El libro sistematiza, clarifica y engarza lo mejor de todos sus predecesores en un corpus que servirá de base para el ulterior desarrollo de la ciencia económica. A través del individualismo metodológico, es decir, tomando como punto de partido el individuo que actúa y toma decisiones, Menger va explicando cómo los bienes económicos lo son en tanto instrumentos para satisfacer necesidades humanas; que la importancia de esas necesidades será la que determinará su valor y su precio (y no el trabajo incorporado, como creyeron, entre muchos otros, David Ricardo y Karl Marx); que la importancia de las necesidades será progresivamente decreciente conforme aumente la cantidad de un bien (resolviendo la paradoja de por qué los diamantes eran más caros que el agua siendo menos útiles); que los intercambios se realizarán a un precio que sea mutuamente beneficioso para las partes en función de la importancia subjetiva que le asignen al bien intercambiado; que la producción de cada bien se estructura en una serie de etapas temporales –distinguiendo entre bienes finales o de consumo y bienes de orden superior– y en un ambiente de incertidumbre inerradicable en torno al resultado final donde, por tanto, el individuo puede equivocarse; que el valor y el precio (o coste) de los bienes económicos de orden superior dependerá del valor y del precio del bien de consumo que contribuyan a producir (aun hoy se sigue creyendo ingenuamente que los precios dependen de los costes cuando es al revés); que no todos los bienes económicos serán igualmente vendibles en grandes cantidades (presentarán diversos grados de lo que más tarde llamará "liquidez"); y que mediante la búsqueda empresarial de medios que faciliten y aceleren los intercambios, el dinero evolucionará de forma espontánea en sociedad –sin necesidad de que lo imponga el Estado– a partir de los bienes más líquidos (los que son más fácilmente vendibles), siendo el caso paradigmático el del oro.

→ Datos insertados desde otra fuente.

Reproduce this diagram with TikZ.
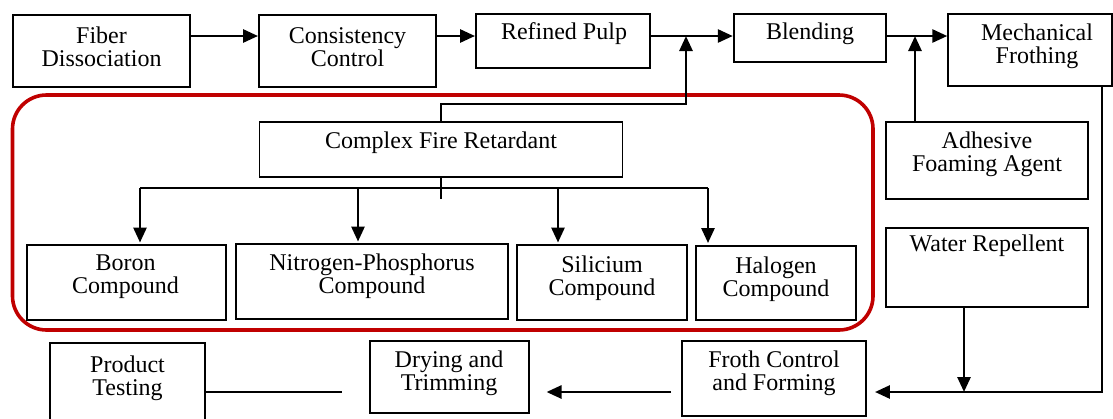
\documentclass[tikz,border=0pt]{standalone}
\usepackage{fontspec}
\setmainfont{Liberation Serif}
\usetikzlibrary{arrows.meta}
\definecolor{frame}{HTML}{C00000}
\tikzset{
  box/.style={draw=black, line width=1.9pt, inner sep=0pt},
  txt/.style={font=\fontsize{24}{23}\selectfont, align=center, inner sep=0pt},
  conn/.style={draw=black, line width=2.7pt},
  arr/.style={conn, -{Triangle[length=15pt,width=13pt]}},
}
\begin{document}
\begin{tikzpicture}[x=1pt,y=-1pt]
\useasboundingbox (0,0) rectangle (1113,418);
% boxes
\node[box, minimum width=177pt, minimum height=72pt] (fiber) at (101.5,51) {};
\node[box, minimum width=177pt, minimum height=72pt] (cons) at (347.5,51) {};
\node[box, minimum width=174pt, minimum height=54pt] (refined) at (563,41) {};
\node[box, minimum width=152.5pt, minimum height=48pt] (blend) at (810,38) {};
\node[box, minimum width=163.5pt, minimum height=72pt] (mech) at (1030,50) {};
\node[box, minimum width=202pt, minimum height=77pt] (adhesive) at (987,160.5) {};
\node[box, minimum width=202pt, minimum height=79pt] (water) at (987,267.5) {};
\node[box, minimum width=363pt, minimum height=55pt] (complex) at (441,149.5) {};
\node[box, minimum width=199pt, minimum height=75pt] (boron) at (126.5,282.5) {};
\node[box, minimum width=272pt, minimum height=75pt] (np) at (372,281.5) {};
\node[box, minimum width=170pt, minimum height=75pt] (sil) at (602,282.5) {};
\node[box, minimum width=160pt, minimum height=74pt] (hal) at (776,283) {};
\node[box, minimum width=184pt, minimum height=75pt] (froth) at (774,378.5) {};
\node[box, minimum width=158.6pt, minimum height=72pt] (drying) at (449.3,377) {};
\node[box, minimum width=155pt, minimum height=77pt] (product) at (127.5,381.5) {};
% texts
\node[txt] (tfiber) at (101.5,47) {Fiber\\Dissociation};
\node[txt] (tcons) at (347.5,47) {Consistency\\Control};
\node[txt] (trefined) at (564,34) {Refined Pulp};
\node[txt] (tblend) at (810,34) {Blending};
\node[txt] (tmech) at (1037,46) {Mechanical\\Frothing};
\node[txt] (tadhesive) at (987,154) {Adhesive\\Foaming Agent};
\node[txt] (twater) at (987,246) {Water Repellent};
\node[txt] (tcomplex) at (441,143) {Complex Fire Retardant};
\node[txt] (tboron) at (125.5,277) {Boron\\Compound};
\node[txt] (tnp) at (372,276) {Nitrogen-Phosphorus\\Compound};
\node[txt] (tsil) at (602,278) {Silicium\\Compound};
\node[txt] (thal) at (776,279) {Halogen\\Compound};
\node[txt] (tfroth) at (774,373) {Froth Control\\and Forming};
\node[txt] (tdrying) at (449,373) {Drying and\\Trimming};
\node[txt] (tproduct) at (127.5,378) {Product\\Testing};
% red frame
\draw[frame, line width=3.6pt, rounded corners=34pt] (12.5,95) rectangle (873,330);
% helper coordinates
\coordinate (row1) at (0,36);
\coordinate (j1) at (686,36);
\coordinate (j2) at (915,36);
\coordinate (row3) at (0,392);
\coordinate (j3) at (964,392);
\coordinate (rt) at (1102,0);
\coordinate (bx1) at (140,188);
\coordinate (bx2) at (358,188);
\coordinate (bx3) at (558,188);
\coordinate (bx4) at (708,188);
\coordinate (pend) at (342,392);
% top row
\draw[arr] (fiber.east |- row1) -- (cons.west |- row1);
\draw[arr] (cons.east |- row1) -- (refined.west |- row1);
\draw[arr] (refined.east |- row1) -- (blend.west |- row1);
\draw[arr] (blend.east |- row1) -- (mech.west |- row1);
% complex fire retardant up to the main line
\draw[arr] (complex.north) -- (complex.north |- 0,104) -| (j1);
% adhesive up
\draw[arr] (adhesive.north -| j2) -- (j2);
% branches
\draw[conn] (complex.south) -- ++(0,21);
\draw[conn] (bx1) -- (bx4);
\draw[arr, shorten >=1.5pt] (bx1) -- (boron.north -| bx1);
\draw[arr, shorten >=1.5pt] (bx2) -- (np.north -| bx2);
\draw[arr, shorten >=1.5pt] (bx3) -- (sil.north -| bx3);
\draw[arr, shorten >=2pt] (bx4) -- (hal.north -| bx4);
% right return path
\draw[arr, shorten >=8pt] (mech.south -| rt) |- (froth.east |- row3);
\draw[arr] (water.south -| j3) -- (j3);
% bottom row
\draw[arr, shorten <=10pt, shorten >=17pt] (froth.west |- row3) -- (drying.east |- row3);
\draw[conn] (product.east |- row3) -- (pend);
\end{tikzpicture}
\end{document}
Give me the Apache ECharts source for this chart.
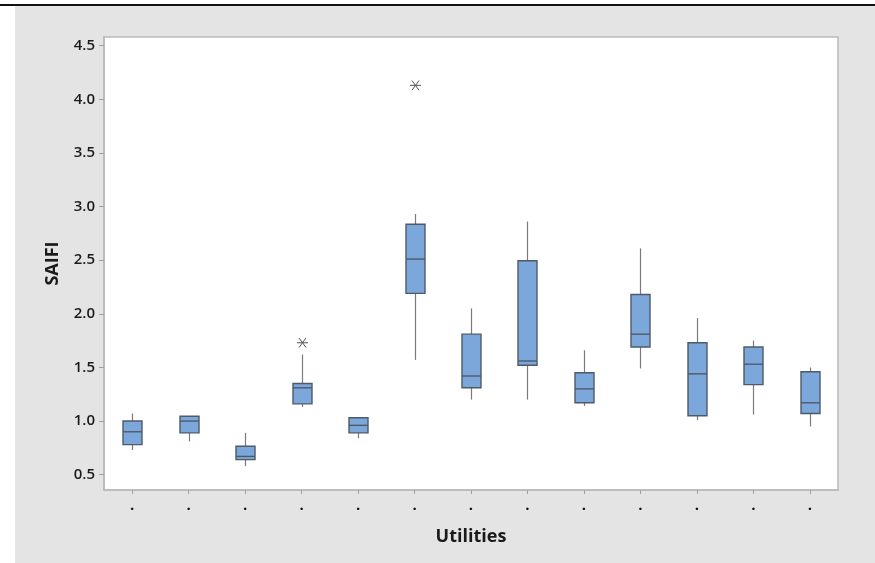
<!DOCTYPE html>
<html>
<head>
<meta charset="utf-8">
<script src="https://cdn.jsdelivr.net/npm/echarts@6/dist/echarts.min.js"></script>
<style>
html,body{margin:0;padding:0;background:#fff;}
#chart{width:875px;height:563px;}
</style>
</head>
<body>
<div id="chart"></div>
<script>
// Categories (x tick labels shown as dots in the reference)
var categories = ['.', '.', '.', '.', '.', '.', '.', '.', '.', '.', '.', '.', '.'];
// Box statistics per utility: [whisker low, Q1, median, Q3, whisker high]
var whiskerLow  = [0.73, 0.81, 0.58, 1.13, 0.84, 1.57, 1.20, 1.20, 1.14, 1.49, 1.01, 1.06, 0.95];
var q1Values    = [0.78, 0.89, 0.64, 1.16, 0.89, 2.19, 1.31, 1.52, 1.17, 1.69, 1.05, 1.34, 1.07];
var medians     = [0.90, 1.00, 0.67, 1.31, 0.96, 2.51, 1.42, 1.56, 1.30, 1.81, 1.44, 1.53, 1.17];
var q3Values    = [1.00, 1.045, 0.765, 1.35, 1.03, 2.835, 1.81, 2.495, 1.45, 2.18, 1.73, 1.69, 1.46];
var whiskerHigh = [1.07, 1.045, 0.89, 1.62, 1.03, 2.93, 2.05, 2.86, 1.66, 2.61, 1.96, 1.75, 1.50];
// Outliers: [category index, value]
var outliers = [[3, 1.73], [5, 4.13]];
// Y tick labels
var yTicks = [0.5, 1.0, 1.5, 2.0, 2.5, 3.0, 3.5, 4.0, 4.5];

var boxData = categories.map(function (c, i) {
  return [i, whiskerLow[i], q1Values[i], medians[i], q3Values[i], whiskerHigh[i]];
});

var chart = echarts.init(document.getElementById('chart'), null, {renderer: 'canvas'});

var FONT = '"Open Sans", "Noto Sans", "DejaVu Sans", sans-serif';

chart.setOption({
  animation: false,
  backgroundColor: '#ffffff',
  graphic: [
    {type: 'rect', z: -10, shape: {x: 15, y: 6, width: 860, height: 557}, style: {fill: '#e4e4e4'}},
    {type: 'rect', z: -10, shape: {x: 0, y: 4, width: 875, height: 2}, style: {fill: '#111111'}}
  ],
  grid: {
    left: 104, right: 37, top: 37, bottom: 73,
    show: true, backgroundColor: '#ffffff', borderColor: '#b9b9b9', borderWidth: 1.5
  },
  xAxis: {
    type: 'category',
    data: categories,
    boundaryGap: true,
    name: 'Utilities',
    nameLocation: 'middle',
    nameGap: 38,
    nameTextStyle: {fontFamily: FONT, fontSize: 18, fontWeight: 'bold', color: '#1a1a1a'},
    axisLine: {show: true, lineStyle: {color: '#b9b9b9', width: 1.5}},
    axisTick: {show: true, alignWithLabel: true, length: 4, lineStyle: {color: '#a0a0a0'}},
    axisLabel: {show: true, interval: 0, margin: 8, fontFamily: FONT, fontSize: 15, fontWeight: 'bold', color: '#111'},
    splitLine: {show: false}
  },
  yAxis: {
    type: 'value',
    min: 0.357,
    max: 4.581,
    name: 'SAIFI',
    nameLocation: 'middle',
    nameRotate: 90,
    nameGap: 42,
    nameTextStyle: {fontFamily: FONT, fontSize: 18, fontWeight: 'bold', color: '#1a1a1a'},
    axisLine: {show: true, lineStyle: {color: '#b9b9b9', width: 1.5}},
    axisTick: {show: true, length: 5, lineStyle: {color: '#a0a0a0'}, customValues: yTicks},
    axisLabel: {
      show: true, margin: 9, fontFamily: FONT, fontSize: 15, fontWeight: 600, color: '#1a1a1a',
      customValues: yTicks,
      formatter: function (v) { return v.toFixed(1); }
    },
    splitLine: {show: false}
  },
  series: [
    {
      type: 'custom',
      name: 'SAIFI',
      data: boxData,
      encode: {x: 0, y: [1, 2, 3, 4, 5]},
      renderItem: function (params, api) {
        var idx = api.value(0);
        var lo = api.coord([idx, api.value(1)]);
        var q1 = api.coord([idx, api.value(2)]);
        var md = api.coord([idx, api.value(3)]);
        var q3 = api.coord([idx, api.value(4)]);
        var hi = api.coord([idx, api.value(5)]);
        var cx = Math.round(lo[0]) + 0.5;
        var half = 9.5;
        var children = [];
        if (Math.abs(q1[1] - lo[1]) > 0.5) {
          children.push({type: 'line', shape: {x1: cx, y1: lo[1], x2: cx, y2: q1[1]}, style: {stroke: '#7a7a7a', lineWidth: 1.2}});
        }
        if (Math.abs(hi[1] - q3[1]) > 0.5) {
          children.push({type: 'line', shape: {x1: cx, y1: q3[1], x2: cx, y2: hi[1]}, style: {stroke: '#7a7a7a', lineWidth: 1.2}});
        }
        children.push({type: 'rect', shape: {x: cx - half, y: q3[1], width: half * 2, height: q1[1] - q3[1]},
          style: {fill: '#7ba7da', stroke: '#4f5a68', lineWidth: 1.4}});
        children.push({type: 'line', shape: {x1: cx - half, y1: md[1], x2: cx + half, y2: md[1]},
          style: {stroke: '#4f5a68', lineWidth: 1.4}});
        return {type: 'group', children: children};
      },
      z: 3
    },
    {
      type: 'custom',
      name: 'Outliers',
      data: outliers,
      encode: {x: 0, y: 1},
      renderItem: function (params, api) {
        var p = api.coord([api.value(0), api.value(1)]);
        var x = Math.round(p[0]) + 0.5, y = p[1];
        var r = 5.5, dx = 3.5, dy = 4.8;
        var st = {stroke: '#555', lineWidth: 1};
        return {type: 'group', children: [
          {type: 'line', shape: {x1: x - r, y1: y, x2: x + r, y2: y}, style: st},
          {type: 'line', shape: {x1: x - dx, y1: y - dy, x2: x + dx, y2: y + dy}, style: st},
          {type: 'line', shape: {x1: x - dx, y1: y + dy, x2: x + dx, y2: y - dy}, style: st}
        ]};
      },
      z: 4
    }
  ]
});
</script>
</body>
</html>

Aunque, como digo, muchas de estas ideas no eran nuevas, su unidad sí lo fue. Y por ello logró un reconocimiento y una influencia generalizada que sólo cabe lamentar que no fuera mucho mayor.
Pero sería injusto reducir los logros de Menger a sus formidables Principios de Economía. Tras la publicación del libro, el economista austriaco se convirtió, primero, en el tutor personal del príncipe Rudolf, el sucesor al trono del Imperio austrohúngaro y, posteriormente, en uno de los dos púgiles de la célebre Methodenstreit o polémica sobre el método en economía.
De las lecciones a Rudolf nos ha quedado una recopilación de las transcripciones escritas que hizo el propio Rudolf y donde encontramos el lado más político del pensamiento de su tutor. Menger educó al príncipe en los principios del liberalismo, pero no de un liberalismo cualquiera, sino, en palabras de Streissler, a la sazón editor de la recopilación de las lecciones, "un liberalismo clásico de la más pura cepa que asignaba un papel al Estado incluso más reducido que el de Adam Smith". Lástima que Rudolf no gozara de la fortaleza psicológica suficiente como para hacer buen uso de la magnífica formación recibida.
De la polémica sobre el método que libró con éxito contra el historicista alemán Gustav Schmoller hemos recibido la otra gran obra de Menger: La investigación sobre el método de las ciencias sociales, donde se analizan los distintos métodos y enfoques que pueden dársele a la ciencia económica en sus tres vertientes (teoría económica, historia económica y economía aplicada). Menger considera que el método ideal –siempre que pueda utilizarse– es el deductivo, por ser mucho más preciso, completo, riguroso y exacto que el inductivo. Esta valiosa semilla metodológica fue la que germinó en todo su esplendor en la praxeología de Mises, una ciencia a priori de la acción humana y de la economía.
Concluida la Methodenstreit, Menger continuó preparando hasta su muerte una segunda edición de sus Principios de Economía bastante más ambiciosa y omnicomprensiva que la primera y donde se integraran algunas de las investigaciones sobre el dinero, el capital o el interés que seguía desarrollando. Parte de su proyecto teórico quedó inconcluso y sólo pudo ser completado por economistas posteriores (especialmente por su discípulo Böhm-Bawerk). Pero otra parte muy importante fructificó en ricos hallazgos que se fueron publicando en artículos sueltos –como una caracterización más precisa de la liquidez de los bienes según la variación de sus spreads de precios o su definición empresarial del capital– y que nunca fueron hilvanados coherentemente con el resto de su teoría en esa tan esperada segunda edición de los Principios. Este fue motivo por el cual, y para desgracia de nuestra ciencia, esas nuevas aportaciones de Menger han caído en el olvido a la espera de que alguien las rescate.
Es curioso, pues, que más de un siglo después de que Menger revolucionara la ciencia económica, los economistas todavía no le hayamos sacado todo el jugo posible a su obra. Pero precisamente por ello –porque no lo desarrolló todo y no todo lo que desarrolló fue perfecto–, generaciones sucesivas de economistas se han ido acercando a sus libros para ir enriqueciendo nuestra ciencia alrededor del corazón teórico mengeriano. La obra de Menger no sólo alcanzó fama universal, sino que, sobre todo, dio origen a la línea de pensamiento y al programa de investigación económico más realista y profundo de cuantos se hayan abierto hasta el momento: la Escuela Austriaca de Economía.